This was the local news coverage when I had the Winnebiko II at the Orlando Hamcation in 1988. The delightful poster above was behind the bike in my booth, and was a relic of the Huffy Radiobike produced in 1955-56.
Writer at home on “Winnebiko”
by Janita Poe
Orlando Sentinel — March 20, 1988
Nomadic executive wanders byways, highways on computerized bicycle
Steve Roberts is at work when he is at play. His office is a 275-pound recumbent bicycle with five computers and 54 speeds.
The North Carolina free-lance writer spends part of his workday reclining on the low bike, and typing on the eight-button keyboard built into the handlebars beside his seat.

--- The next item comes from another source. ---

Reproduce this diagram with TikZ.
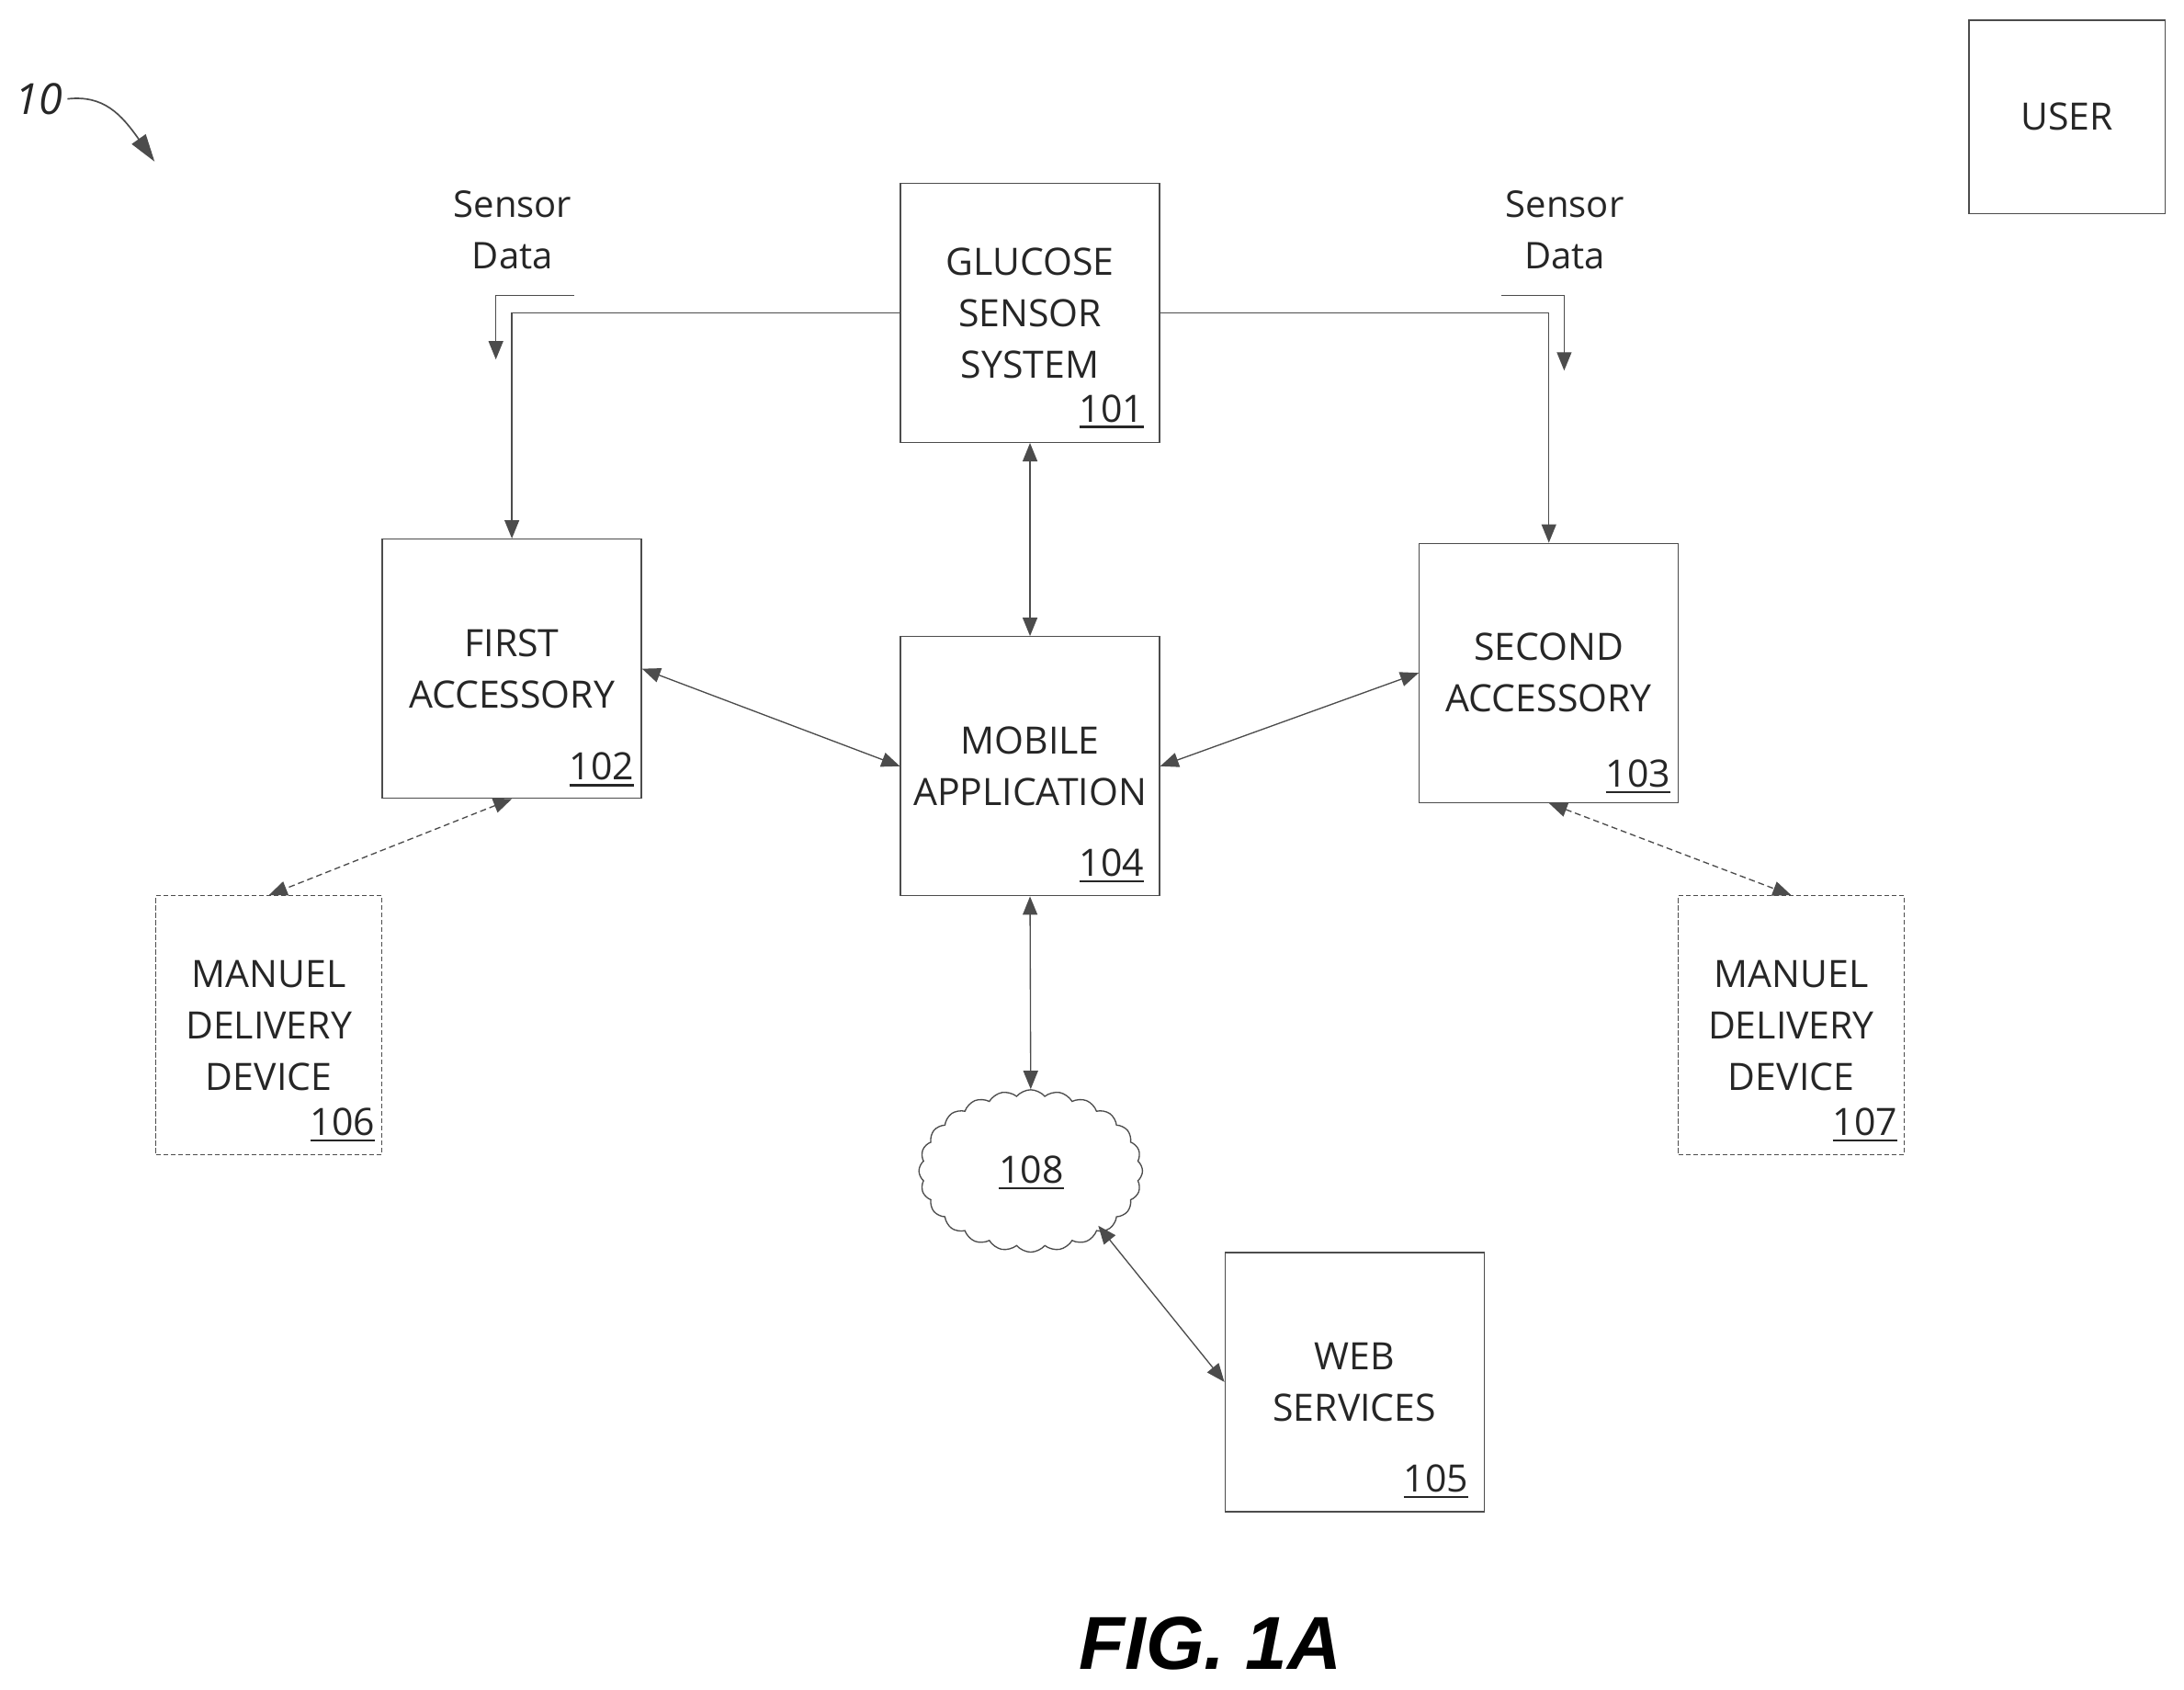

“It’s just like playing the flute,” said Roberts, who has written parts of magazine articles while pedaling up or down the northern California hills or through quaint Colorado towns.
Roberts, 35, has traveled more than 15,000 miles on the 8-foot-long mobile home. The bicycle is his permanent home although he maintains an office in Cary, N.C.
The nomadic executive was in Orlando last week for the Orlando Hamcation and Computer Show convention at the Expo Centre. More than 8,000 people attended the show that attracts amateur ham radio operators and other high-tech buffs from 46 states and more than 16 countries. Roberts has written four books on computers.
He began biking and writing full-time about 10 years ago. With the help of a framebuilder, he designed the bicycle frame in 1983. In 1985, after traveling 10,000 miles and typing on a portable computer that he kept in his bicycle trailer, he added the five-part computer system.
Using the bike requires skill. The main console has a computer screen, speed display, compass, time and temperature display, a radio and 64 switches that “do all kinds of things.” Roberts uses 256 finger combinations to type on the keyboard. Roberts does not do most of his writing on the system. He typically jots down ideas while cycling and develops them later on his word processor when he stops.
“Some of my best ideas come when I’m in the middle of nowhere,” Roberts said.
The bike has a security system that will respond to motion. It can deliver a warning message through a speech synthesizer, set off a siren or page Roberts up to three miles away. From a remote-control pad, he can make the bike respond to curious onlookers and other strangers.
Roberts, who has traveled his past 5,000 miles with companion and fellow “Winnebiko” owner Maggie Victor, said he is finally doing what he wants.
“I like what I’m doing. I’ve combined all my [passions] into a new lifestyle,” he said.